The Rotary Clubs of The Bahamas are joining forces in an effort to end domestic violence.
Members of the nation's clubs took part in a Road To Peace Committee as part of their third Peace Conference, with expert panelists from the US and The Bahamas.
One of the panelists was Dr Sandra Dean-Patterson, founder of the Bahamas Crisis Centre, which has been operating since 1982.
She and a band of volunteers work with the Ministry of Social Services, the police and hospital personnel to be a refuge for people who find themselves in abusive situations.
The centre has received twice as many calls since the lockdown began in March, compared to what they received in 2019 during the same time period.

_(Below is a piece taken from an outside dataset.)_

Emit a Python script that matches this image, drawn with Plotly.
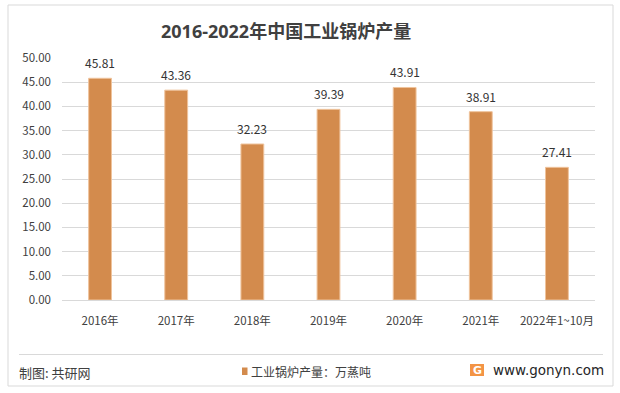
import plotly.graph_objects as go

categories = ["2016年", "2017年", "2018年", "2019年", "2020年", "2021年", "2022年1~10月"]
values = [45.81, 43.36, 32.23, 39.39, 43.91, 38.91, 27.41]
y_ticks = [0, 5, 10, 15, 20, 25, 30, 35, 40, 45, 50]
y_tick_labels = [f"{v:.2f}" for v in y_ticks]
series_name = "工业锅炉产量：万蒸吨"
title_text = "2016-2022年中国工业锅炉产量"
source_text = "制图: 共研网"
site_text = "www.gonyn.com"

W, H = 620, 393
L, R, T, B = 62, 25, 58, 93
PW, PH = W - L - R, H - T - B

def px(x):
    return (x - L) / PW

def py(y):
    return 1 - (y - T) / PH

FONT = "Noto Sans CJK SC, Microsoft YaHei, sans-serif"
TITLE_FONT = "Noto Sans, Noto Sans CJK SC, sans-serif"
BAR_COLOR = "#D38B4D"
TXT = "#404040"

fig = go.Figure()
fig.add_trace(go.Bar(
    x=categories, y=values, name=series_name,
    marker=dict(color=BAR_COLOR, line=dict(width=1, color="#EFC39C")),
    width=0.30,
    showlegend=False,
    hoverinfo="skip",
))

# data labels from the data
for c, v in zip(categories, values):
    fig.add_annotation(x=c, y=v, xref="x", yref="y", text=f"{v:.2f}", showarrow=False,
                       yanchor="bottom", yshift=5,
                       font=dict(size=12, color="#333333", family=FONT))

fig.update_layout(
    width=W, height=H,
    margin=dict(l=L, r=R, t=T, b=B, autoexpand=False),
    paper_bgcolor="white", plot_bgcolor="white",
    font=dict(family=FONT, color=TXT, size=11),
    showlegend=False,
    yaxis=dict(range=[0, 50], tickvals=y_ticks, ticktext=y_tick_labels,
               showgrid=True, gridcolor="#D9D9D9", gridwidth=1, zeroline=False,
               showline=False, ticks="", ticklabelstandoff=10,
               tickfont=dict(size=11.5, color=TXT, family=FONT)),
    xaxis=dict(showline=True, linecolor="#D9D9D9", linewidth=1, ticks="",
               tickfont=dict(size=11.5, color=TXT, family=FONT), ticklabelstandoff=10),
)

# title
fig.add_annotation(text=f"<b>{title_text}</b>", x=px(286), y=py(31), xref="paper", yref="paper",
                   showarrow=False, font=dict(size=18, color=TXT, family=TITLE_FONT),
                   xanchor="center", yanchor="middle")
# footer source
fig.add_annotation(text=source_text, x=px(17), y=py(372), xref="paper", yref="paper",
                   showarrow=False, font=dict(size=13, color=TXT, family=FONT),
                   xanchor="left", yanchor="middle")
# legend (manual)
fig.add_shape(type="rect", xref="paper", yref="paper", x0=px(242), x1=px(247.5), y0=py(375), y1=py(367.5),
              fillcolor=BAR_COLOR, line=dict(width=0))
fig.add_annotation(text=series_name, x=px(249), y=py(371), xref="paper", yref="paper",
                   showarrow=False, font=dict(size=12, color=TXT, family=FONT),
                   xanchor="left", yanchor="middle")
# site
fig.add_annotation(text=site_text, x=px(491), y=py(370), xref="paper", yref="paper",
                   showarrow=False, font=dict(size=13.5, color="#262626", family="DejaVu Sans, sans-serif"),
                   xanchor="left", yanchor="middle")
# logo
fig.add_shape(type="rect", xref="paper", yref="paper", x0=px(470), x1=px(484), y0=py(376), y1=py(364),
              fillcolor="#F39445", line=dict(width=0))
fig.add_annotation(text="<b>G</b>", x=px(477), y=py(370.5), xref="paper", yref="paper",
                   showarrow=False, font=dict(size=11, color="white", family="DejaVu Sans"),
                   xanchor="center", yanchor="middle")
# separator line
fig.add_shape(type="line", xref="paper", yref="paper", x0=px(19), x1=px(603), y0=py(354.5), y1=py(354.5),
              line=dict(color="#D9D9D9", width=1))
# outer border
fig.add_shape(type="rect", xref="paper", yref="paper", x0=px(8), x1=px(613), y0=py(386), y1=py(5),
              line=dict(color="#D9D9D9", width=1), fillcolor="rgba(0,0,0,0)")

fig.write_html("out.html", config={"displayModeBar": False},
               post_script="document.body.style.margin='0';document.body.style.overflow='hidden';")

While the high volume of calls this year is frightening enough, the incidents that make people reach out to the Crisis Centre for help are not new. In an IDB report from 2016, The Bahamas had the most reported incidents of domestic violence in the Caribbean, an area that already leads the world statistically in gender-based violence.
“What would be really good is to have a place where the perpetrator can be housed, particularly when a mother and children are involved,” said Dr Dean-Patterson, because many times there is a single offender but the victims are often women and their children. Re-housing a family is much more difficult than having a single person moved to another location.
A temporary place to house the offender would allow for intervention by a counsellor so that individual can be helped, she said. One such programme, now on hiatus due to COVID-19, is the 26-week GBV perpetrator counselling initiative run by the Catholic Church, which has reportedly helped many men who committed acts of violence against their partners.
When asked what the Crisis Centre most urgently needed, Dr Dean-Patterson said, “A national awareness campaign to raise consciousness and understanding about domestic violence. We need to confront the belief systems that fuel and underpin our tolerance and tacit acceptance of violence in intimate relationships.”
Another problem faced by victims of domestic violence is the processing of summons. The courts regard this as a civil matter, so when a summons is served for the accused to appear before a magistrate, the victim, often someone of limited means, needs to pay for that summons to be served. The Bahamas Crisis Centre believes that if bailiffs are entrusted to do this as they do in criminal matters, more domestic violence filings would find their way through the court system and hopefully be resolved.
There are real social, economic and political consequences for 'waiting on time’ to paraphrase Dr King, to solve this pervasive problem, said the Rotary Clubs in a statement. They added: "With a pandemic raging we can see the structural cracks in many of our institutions and the way challenges are often left unmet. We should not seek to just plaster them over and carry on as usual but make the changes necessary and build back better to embrace a more equitable society where everyone can live free from the fear of violence and abuse."